The name Control Data Corp. is gone, but it should not be forgotten, because its history is legendary — perhaps like the Great Northern railroad, Pillsbury mills or Dayton’s department stores — with an impact far beyond its own life.

Sixty years ago this month — in July 1957 — the initial employee group began to raise money by calling on friends, relatives and strangers in presentations over lunch, at house parties and in any other possible way. By September 1957, they had received commitments for $1.2 million, double the amount anticipated in the prospectus. The state securities commissioner was dumbfounded. As he said, there was no product, no plant, no customers, no money and almost no employees. When the subscription was completed, he received calls from around the country asking: “Is this true?” It was, he told them, as he had approved the new company’s offering document, only eight pages long, and found no legal objection.
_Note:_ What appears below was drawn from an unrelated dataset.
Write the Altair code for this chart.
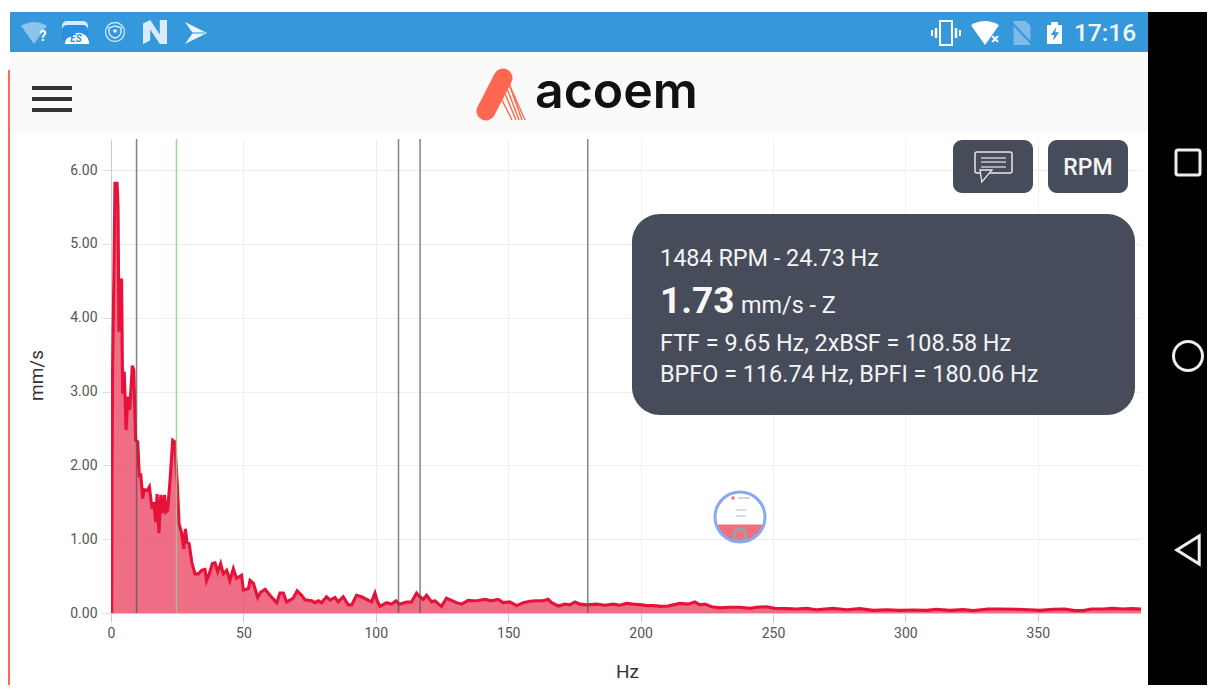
import altair as alt
import pandas as pd

# --- chart values ---
hz = [0.25,0.4,0.6,1.1,1.5,2.3,2.65,3.0,3.4,4.0,4.4,5.0,5.7,6.3,7.05,7.4,8.05,8.6,9.3,10.1,10.7,11.2,12.0,12.5,13.7,14.5,15.5,16.2,16.9,17.4,18.1,18.8,19.5,20.2,20.8,21.4,22.3,23.3,24.05,25.1,25.7,26.7,27.5,28.1,28.7,29.5,30.5,31.7,33.0,34.3,35.5,36.1,37.1,38.3,39.3,40.3,41.4,42.4,43.7,44.9,46.2,47.4,49.3,50.0,51.9,52.5,53.8,55.4,56.5,58.2,60.0,62.6,63.8,65.1,66.3,68.8,70.3,72.0,73.2,75.8,77.0,78.3,79.5,81.4,82.7,84.6,85.8,87.7,89.6,90.9,92.7,94.6,98.4,99.7,100.5,101.6,104.1,106.0,107.6,108.9,111.6,113.5,115.4,116.7,117.9,119.2,121.1,122.3,124.8,126.7,128.6,130.5,132.4,134.9,136.8,138.7,141.2,143.7,146.2,148.1,150.6,153.2,155.7,158.2,160.7,163.2,165.1,166.4,168.9,171.4,173.3,175.2,177.1,179.6,183.4,186.5,189.7,192.2,194.7,197.2,200.4,202.2,204.8,207.9,210.4,212.3,214.8,218.0,220.5,222.4,224.3,226.8,230.0,233.7,237.5,241.3,243.8,247.6,250.7,255.1,258.9,262.7,266.4,272.7,277.8,282.8,287.8,292.9,297.9,303.0,308.0,311.8,316.8,321.8,325.6,331.3,335.7,342.0,347.0,350.8,355.8,360.2,363.4,367.1,370.3,374.7,378.5,382.2,385.4,389.0]
mms = [0.0,1.9,3.3,4.6,5.82,5.82,5.5,3.81,4.51,4.51,2.97,3.27,2.48,2.93,2.75,2.95,3.35,3.29,2.34,2.32,1.84,1.89,1.55,1.67,1.66,1.71,1.41,1.5,1.23,1.61,1.08,1.6,1.35,1.6,1.37,1.39,1.8,2.34,2.32,1.71,1.21,1.08,0.87,1.14,0.96,0.94,0.69,0.53,0.53,0.58,0.59,0.44,0.53,0.67,0.68,0.56,0.67,0.53,0.58,0.44,0.6,0.47,0.51,0.31,0.33,0.44,0.4,0.21,0.28,0.32,0.24,0.14,0.27,0.27,0.15,0.20,0.30,0.24,0.18,0.165,0.14,0.165,0.14,0.22,0.175,0.21,0.15,0.22,0.11,0.11,0.24,0.22,0.15,0.27,0.17,0.09,0.14,0.12,0.165,0.12,0.15,0.15,0.27,0.22,0.185,0.24,0.15,0.165,0.09,0.2,0.17,0.14,0.12,0.17,0.165,0.17,0.185,0.165,0.185,0.14,0.15,0.10,0.14,0.16,0.165,0.165,0.185,0.14,0.095,0.12,0.11,0.15,0.12,0.11,0.12,0.105,0.12,0.105,0.13,0.12,0.11,0.10,0.10,0.09,0.095,0.11,0.13,0.12,0.15,0.11,0.12,0.085,0.07,0.077,0.077,0.063,0.077,0.085,0.063,0.059,0.054,0.063,0.045,0.063,0.045,0.059,0.036,0.045,0.036,0.041,0.036,0.05,0.036,0.045,0.032,0.054,0.054,0.05,0.045,0.036,0.05,0.054,0.036,0.032,0.054,0.054,0.063,0.054,0.059,0.054]
marker_hz = [9.65, 108.58, 116.74, 180.06]
running_hz = [24.73]
x_ticks = [0, 50, 100, 150, 200, 250, 300, 350]
y_ticks = [0, 1, 2, 3, 4, 5, 6]

FONT = "Roboto"
OX, OY = 111, 139
one = pd.DataFrame({"a": [0]})
spec = pd.DataFrame({"hz": hz, "mms": mms})

def R(x0, y0, x1, y1, fill, radius=0, **kw):
    return alt.Chart(one).mark_rect(color=fill, cornerRadius=radius, **kw).encode(
        x=alt.value(x0 - OX), x2=alt.value(x1 - OX), y=alt.value(y0 - OY), y2=alt.value(y1 - OY))

def L(x0, y0, x1, y1, color, width, cap="butt", op=1):
    return alt.Chart(one).mark_rule(color=color, strokeWidth=width, strokeCap=cap, opacity=op).encode(
        x=alt.value(x0 - OX), x2=alt.value(x1 - OX), y=alt.value(y0 - OY), y2=alt.value(y1 - OY))

def T(x, y, s, size, color="#f4f5f6", weight=400, align="left", font=FONT, **kw):
    return alt.Chart(one).mark_text(text=s, fontSize=size, color=color, fontWeight=weight, align=align,
                                    baseline="middle", font=font, **kw).encode(
        x=alt.value(x - OX), y=alt.value(y - OY))

def P(x, y, shape, r, fill=None, stroke=None, sw=0, op=1):
    kw = {}
    if fill:
        kw["fill"] = fill
    else:
        kw["fillOpacity"] = 0
    if stroke:
        kw["stroke"] = stroke
        kw["strokeWidth"] = sw
    else:
        kw["strokeWidth"] = 0
    return alt.Chart(one).mark_point(shape=shape, size=4 * r * r, opacity=op, **kw).encode(
        x=alt.value(x - OX), y=alt.value(y - OY))

WHITE = "#ffffff"
DARK = "#474c5b"
BLUE = "#3498db"
chrome_back = [
    R(10, 12, 1148, 52, BLUE),
    R(10, 52, 1148, 133, "#fafafa"),
    R(1148, 12, 1215, 693, "#000000"),
    R(8, 70, 10, 693, "#ff6850"),
]
# Status bar and header
chrome_top = [
    P(34, 33, "M-1,-.55 Q0,-1.15 1,-.55 L0,.85 Z", 13, fill="#8cc4ec"),
    T(43, 37, "?", 14, WHITE, 700, "center"),
    R(62, 21, 88, 44, "#d6ecfb", 5),
    R(62, 25, 88, 44, "#2a8fe0", 5),
    P(77, 38, "M-1,.5 Q-1,-.1 -.4,-.1 Q-.1,-.6 .5,-.35 Q1,-.1 1,.5 Z", 12, fill=WHITE),
    T(76, 39, "ES", 10, "#2a8fe0", 700, "center", fontStyle="italic"),
    P(115, 32, "circle", 9.5, stroke="#cfe6f7", sw=1.3),
    P(115, 32, "M-1,-.7 L0,-1 L1,-.7 L1,.1 Q.8,.8 0,1 Q-.8,.8 -1,.1 Z", 6, fill=BLUE, stroke="#eaf4fb", sw=1.3),
    P(115, 31, "circle", 1.8, fill="#eaf4fb"),
    P(155, 32, "M-1,-.7 L-.4,-1 L.4,.2 L.4,-1 L1,-1 L1,1 L.4,1 L-.4,-.2 L-.4,.7 L-1,1 Z", 12, fill="#d8ecfa"),
    P(196, 33, "M-1,-1 L1,0 L-1,1 L-.3,0 Z", 11, fill="#eef6fc"),
    L(187, 33, 205, 33, BLUE, 1),
    P(946, 33, "M-.5,-1 L.5,-1 L.5,1 L-.5,1 Z", 12, stroke=WHITE, sw=2),
    L(936, 28, 936, 38, WHITE, 2.5),
    L(932, 30, 932, 36, WHITE, 2),
    L(956, 28, 956, 38, WHITE, 2.5),
    L(960, 30, 960, 36, WHITE, 2),
    P(985, 33, "M-1,-.55 Q0,-1.15 1,-.55 L0,.85 Z", 14, fill=WHITE),
    T(995, 39, "×", 15, WHITE, 700, "center"),
    P(1022, 33, "M-.7,-1 L.3,-1 L.7,-.6 L.7,1 L-.7,1 Z", 12, fill="#7fbbe8"),
    L(1012, 23, 1032, 44, BLUE, 2),
    R(1047, 25, 1062, 44, WHITE, 1),
    R(1051, 22, 1058, 25, WHITE),
    P(1055, 34, "M.2,-1 L-.6,.15 L-.1,.15 L-.3,1 L.6,-.25 L.05,-.25 Z", 7, fill=BLUE),
    T(1105, 34, "17:16", 24.5, "#f2f8fc", 500, "center"),
    # hamburger
    L(32, 88, 72, 88, "#333333", 4),
    L(32, 99, 72, 99, "#333333", 4),
    L(32, 110, 72, 110, "#333333", 4),
    # logo
    L(486, 111, 503, 78, "#ff6850", 19, "round"),
    L(505, 75, 525, 120, "#ff6850", 1.4),
    L(508, 81, 522, 120, "#ff6850", 1.4),
    L(505, 83, 519, 120, "#ff6850", 1.4),
    L(503, 89, 516, 120, "#ff6850", 1.4),
    L(500, 96, 512, 120, "#ff6850", 1.4),
    T(535, 93, "acoem", 50, "#111111", 600, "left", "Inter"),
    # navigation bar
    R(1176, 150, 1200, 175, "#000000", 2, stroke="#eeeeee", strokeWidth=3),
    P(1188, 356, "circle", 14.5, stroke="#eeeeee", sw=3),
    P(1188, 550, "M.8,-1 L.8,1 L-.8,0 Z", 14, stroke="#eeeeee", sw=3),
]
# Overlays on the plot
overlay = [
    R(953, 140, 1033, 193, DARK, 9),
    R(975, 152, 1012, 173, DARK, 2, stroke="#e8e8e8", strokeWidth=1.5),
    L(981, 158, 1006, 158, "#e8e8e8", 1.2),
    L(981, 162, 1006, 162, "#e8e8e8", 1.2),
    L(981, 167, 1006, 167, "#e8e8e8", 1.2),
    P(986, 176, "M-1,-1 L1,-1 L-.7,1 Z", 6, fill=DARK, stroke="#e8e8e8", sw=1.3),
    R(1048, 140, 1128, 193, DARK, 9),
    T(1088, 168, "RPM", 23, "#f4f5f6", 500, "center"),
    R(632, 214, 1135, 415, DARK, 28),
    T(660, 259, "1484 RPM - 24.73 Hz", 23.4),
    T(660, 302, "1.73", 37, "#f8f8f8", 700),
    T(741, 306, "mm/s - Z", 23.4),
    T(660, 344, "FTF = 9.65 Hz, 2xBSF = 108.58 Hz", 23.4),
    T(660, 375, "BPFO = 116.74 Hz, BPFI = 180.06 Hz", 23.4),
    # floating thumbnail
    P(740, 517, "circle", 25, fill=WHITE),
    P(740, 517, "M-.954,.3 A1,1 0 0 0 .954,.3 Z", 25, fill="#f0707f"),
    P(740, 535, "circle", 6, stroke="#a0a0a0", sw=3),
    P(740, 517, "circle", 25, stroke="#86a9f5", sw=3),
    P(733, 498, "circle", 1.8, fill="#f0707f"),
    L(738, 498, 750, 498, "#aaaaaa", 1),
    L(736, 510, 746, 510, "#bbbbbb", 1),
    L(736, 516, 746, 516, "#bbbbbb", 1),
]

x = alt.X("hz:Q", scale=alt.Scale(domain=[0, 389], nice=False, zero=False),
          axis=alt.Axis(values=x_ticks, title="Hz", format="d", titleX=516, titleY=49, titleFontWeight=400,
                        titleFontSize=19, titleColor="#333333", titleFont=FONT, labelFont=FONT, labelFontSize=14,
                        labelColor="#555555", labelPadding=4, tickColor="#c8c8c8", domainColor="#cccccc",
                        gridColor="#eeeeee", tickSize=9, labelFlush=False))
y = alt.Y("mms:Q", scale=alt.Scale(domain=[0, 6.42], nice=False),
          axis=alt.Axis(values=y_ticks, title="mm/s", format=".2f", titleX=-65, titleY=236, titleFontWeight=400,
                        titleFontSize=19, titleColor="#333333", titleFont=FONT, labelFont=FONT, labelFontSize=14,
                        labelColor="#555555", labelPadding=5, tickColor="#dddddd", domainColor="#cccccc",
                        gridColor="#eeeeee", tickSize=9))

area = alt.Chart(spec).mark_area(color="#e5133a", opacity=0.62).encode(x=x, y=y)
line = alt.Chart(spec).mark_line(color="#e5133a", strokeWidth=3.1, strokeJoin="miter", clip=True).encode(x=x, y=y)
rules = alt.Chart(pd.DataFrame({"hz": marker_hz})).mark_rule(color="#555555", strokeWidth=1.5, opacity=0.72).encode(
    x=alt.X("hz:Q"))
green = alt.Chart(pd.DataFrame({"hz": running_hz})).mark_rule(color="#8fd08f", strokeWidth=1.5, opacity=0.85).encode(
    x=alt.X("hz:Q"))

chart = alt.layer(
    *chrome_back, area, line, rules, green, *overlay, *chrome_top
).properties(
    width=1030, height=474,
    padding={"left": 103, "top": 131, "right": 66, "bottom": 72},
    autosize=alt.AutoSizeParams(type="none"),
    background="#ffffff",
).configure_view(stroke=None)

chart.save("out.html", embed_options={"renderer": "svg", "actions": False})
The company’s name was chosen from two columns of words by matching combinations that sounded appropriate. No one was much satisfied with the final selection, but they accepted it with resignation, not knowing, of course, that it would quickly electrify the Twin Cities local stock market and within six years be listed on the New York Stock Exchange. From its initial price of $1 per share in 1957, the stock in 1961 traded at $100 a share. Two years later, the New York Times published an article titled “Control Data Stock Continues to Soar” and commented on its “250-fold increase” in a six-year run. Such spectacular results emboldened others to start their own companies, and in 1961 there were 96 new listings in the Twin Cities newspapers. Medtronic would not have received the public financing it received in 1960 had it not been for the success of Control Data, according to one of the principals involved. The success of Medtronic then led to the formation of Cardiac Pacemakers in 1972 and St. Jude Medical in 1976, the three companies ultimately becoming the core of a medical device industry still thriving in the Twin Cities today, even though the latter two have been acquired by larger companies. Millions of lives have been improved and deaths indefinitely delayed by the industry’s product innovation. Such unanticipated success is the meandering result of entrepreneurship fed by readily available financing.
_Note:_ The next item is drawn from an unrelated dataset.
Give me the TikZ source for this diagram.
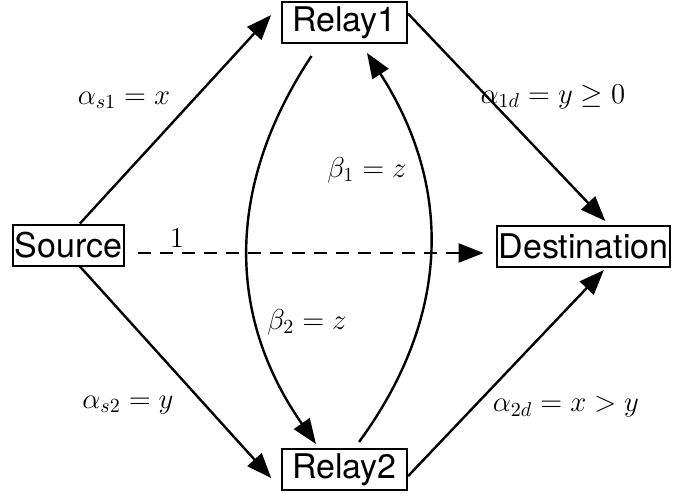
\documentclass[tikz,border=0pt]{standalone}
\usepackage{fontspec}
\setsansfont{TeX Gyre Heros}
\usetikzlibrary{arrows.meta}

\begin{document}
\begin{tikzpicture}[
  x=0.5pt, y=-0.5pt,
  box/.style={
    draw=black, line width=1pt, inner xsep=1pt, inner ysep=0pt,
    minimum height=20.5pt, font=\sffamily\fontsize{17}{20}\selectfont
  },
  relay/.style={box, minimum width=62.5pt},
  lbl/.style={inner sep=0pt, font=\fontsize{14.4}{17}\selectfont},
  arr/.style={-{Triangle[length=12.5pt,width=9.5pt]}, draw=black, line width=1.2pt}
]
  \useasboundingbox (0,0) rectangle (691,493);
  \node[box] (src) at (68.5,245) {Source};
  \node[relay] (r1) at (344.5,22.5) {Relay1};
  \node[relay] (r2) at (344.5,469.5) {Relay2};
  \node[box] (dst) at (583.5,246.5) {Destination};

  \draw[arr, shorten >=7.3pt] (src.62) -- (r1.164);
  \draw[arr, shorten >=7.3pt] (src.-62) -- (r2.197);
  \draw[arr, shorten >=2.75pt] (r1.8) -- (dst.40);
  \draw[arr, shorten >=1.4pt] (r2.-6) -- (dst.-44);
  \draw[arr, dash pattern=on 6.5pt off 4.5pt, shorten <=6.5pt, shorten >=6pt]
    ([yshift=-4pt]src.east) -- ([yshift=-3.25pt]dst.west);
  \draw[arr] ([xshift=-16.5pt,yshift=-6pt]r1.south)
    .. controls (226,185) and (226,315) .. ([xshift=-14.25pt,yshift=2pt]r2.north);
  \draw[arr] ([xshift=7.25pt,yshift=3pt]r2.north)
    .. controls (452,315) and (452,185) .. ([xshift=11.25pt,yshift=-4.5pt]r1.south);

  \node[lbl] (ls1) at (124,100) {$\alpha_{s1} = x$};
  \node[lbl] (l1d) at (553,97) {$\alpha_{1d} = y \geq 0$};
  \node[lbl] (lb1) at (367,170) {$\beta_1 = z$};
  \node[lbl] (lb2) at (307,322) {$\beta_2 = z$};
  \node[lbl] (ls2) at (128,405) {$\alpha_{s2} = y$};
  \node[lbl] (l2d) at (566,407) {$\alpha_{2d} = x > y$};
  \node[lbl] (lone) at (177,238) {$1$};
\end{tikzpicture}
\end{document}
Computers were curiosities when Control Data was formed. Local media personality Cedric Adams wrote a column in the Minneapolis Tribune on May 29, 1960, describing his visit to the Control Data offices at 501 Park Avenue and seeing what he called a “room size” machine. He asked his escort, company president William Norris, “What the heck goes on inside that contraption?”

“It’s really pretty stupid,” Norris replied. “All it can do is add. But it must be remembered that all arithmetic processes can be reduced to addition.” Adams went on to write that the computer’s decisions were a thousand times faster than those of a human being.
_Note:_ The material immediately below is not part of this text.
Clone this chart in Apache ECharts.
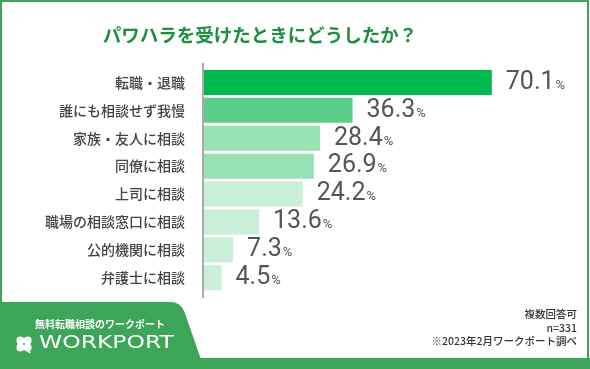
<!DOCTYPE html>
<html><head><meta charset="utf-8">
<script src="https://cdn.jsdelivr.net/npm/echarts@6/dist/echarts.min.js"></script>
<style>html,body{margin:0;padding:0;background:#fff}#c{width:590px;height:369px}</style>
</head><body><div id="c"></div>
<script>
var categories = ['転職・退職','誰にも相談せず我慢','家族・友人に相談','同僚に相談','上司に相談','職場の相談窓口に相談','公的機関に相談','弁護士に相談'];
var values = [70.1, 36.3, 28.4, 26.9, 24.2, 13.6, 7.3, 4.5];
var barColors = ['#00b84c','#5bcf88','#98e1b4','#98e1b4','#c9efd9','#c9efd9','#c9efd9','#c9efd9'];
var titleText = 'パワハラを受けたときにどうしたか？';
var notes = ['複数回答可','n=331','※2023年2月ワークポート調べ'];

var chart = echarts.init(document.getElementById('c'), null, {renderer:'canvas'});
var green = '#3da55a';
var numFont = 'Roboto,sans-serif';
var jpFont = '"Noto Sans CJK JP",sans-serif';
chart.setOption({
  animation:false,
  grid:{left:203, right:57.4, top:68.5, bottom:77.3},
  xAxis:{type:'value', min:0, max:80, show:false},
  yAxis:{type:'category', data:categories, inverse:true,
    axisLine:{show:false}, axisTick:{show:false},
    axisLabel:{margin:18, fontSize:14, color:'#444', fontWeight:500, fontFamily:jpFont}},
  series:[{type:'bar', barWidth:25,
    data: values.map(function(v,i){return {value:v, itemStyle:{color:barColors[i]}};}),
    label:{show:true, position:'right', distance:14,
      formatter:function(p){return '{n|'+p.value.toFixed(1)+'}{p|%}';},
      rich:{n:{fontSize:25, color:'#555', fontFamily:numFont, verticalAlign:'bottom', lineHeight:25},
            p:{fontSize:13, color:'#555', fontFamily:numFont, verticalAlign:'bottom', lineHeight:13, padding:[0,0,3,1]}}}
  }],
  graphic:[
    {type:'rect', shape:{x:1,y:1,width:587,height:366}, style:{fill:'none', stroke:green, lineWidth:2}, z:0},
    {type:'line', shape:{x1:203,y1:63,x2:203,y2:298}, style:{stroke:'#aaa', lineWidth:2}, z:10},
    {type:'polygon', shape:{points:[[0,302],[170,302],[175,302.6],[179,304.5],[182.3,307.8],[184.5,312],[200.5,358],[590,358],[590,369],[0,369]]}, style:{fill:green}, z:5},
    {type:'text', x:260, y:35, style:{text:titleText, fill:'#1d8f3d', font:'bold 18.5px '+jpFont, textAlign:'center', textVerticalAlign:'middle'}, z:10},
    {type:'text', x:577, y:314.5, style:{text:notes[0], fill:'#333', font:'500 10.5px '+jpFont, textAlign:'right', textVerticalAlign:'middle'}, z:10},
    {type:'text', x:577, y:328, style:{text:notes[1], fill:'#333', font:'500 10.5px '+jpFont, textAlign:'right', textVerticalAlign:'middle'}, z:10},
    {type:'text', x:577, y:341.5, style:{text:notes[2], fill:'#333', font:'500 10.5px '+jpFont, textAlign:'right', textVerticalAlign:'middle'}, z:10},
    {type:'text', x:100, y:324, style:{text:'無料転職相談のワークポート', fill:'#fff', font:'bold 10px '+jpFont, textAlign:'center', textVerticalAlign:'middle'}, z:10},
    {type:'text', x:39, y:343.5, scaleX:1.38, style:{text:'WORKPORT', fill:'#fff', font:'17px "DejaVu Sans",sans-serif', textAlign:'left', textVerticalAlign:'middle'}, z:10},
    {type:'group', x:24, y:344, z:10, children:[
      {type:'circle', shape:{cx:-3.6,cy:-3.6,r:4}, style:{fill:'#fff'}, z:10},
      {type:'circle', shape:{cx:3.6,cy:-3.6,r:4}, style:{fill:'#fff'}, z:10},
      {type:'circle', shape:{cx:-3.6,cy:3.6,r:4}, style:{fill:'#fff'}, z:10},
      {type:'circle', shape:{cx:3.6,cy:3.6,r:4}, style:{fill:'#fff'}, z:10},
      {type:'line', shape:{x1:2,y1:4,x2:6,y2:9}, style:{stroke:'#fff', lineWidth:2}, z:10}
    ]}
  ]
});
</script></body></html>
The initial machine had been designed and built by company engineer Seymour Cray and a small group of colleagues. It sold for $1 million. After designing three successive models, each much faster than its predecessor and each highly successful in the marketplace, Cray left Control Data in 1972 to form his own company, Cray Research. There he designed two more machines that also set world standards for speed and computational power. It was his life’s work. Late in his career, industry experts compared him to Alexander Graham Bell and Thomas Edison, citing his record of five major computer designs. Businessweek had him on the cover of its April 30, 1990, issue, calling him “The Genius” and suggesting that he had guaranteed himself a place in history. For his near-superhuman accomplishments, Cray should become a legend to us also, no less so than Paul Bunyan, the giant lumberjack whose reputation has been memorialized in books and statues. But Cray was real. He died in 1996 at age 71, working on a new computer design that he said would be “smaller than a human brain.”

And what do we make of this? Only that the future is mysterious and exciting. We should embrace it as a society, let it develop in its own way and expect an occasional surprise. We should educate our people so they will be leaders in these movements. It would help to study the past and look for hints. It would help to identify our heroes. Meanwhile, we still have the Seagate disk operation, Ceridian Corp. and other remaining pieces of Control Data Corp., the enduring direct result of its early success.


Donald M. Hall, of Minneapolis, is the author of “Generation of Wealth: The rise of Control Data and how it inspired an era of innovation and investment in the Upper Midwest.”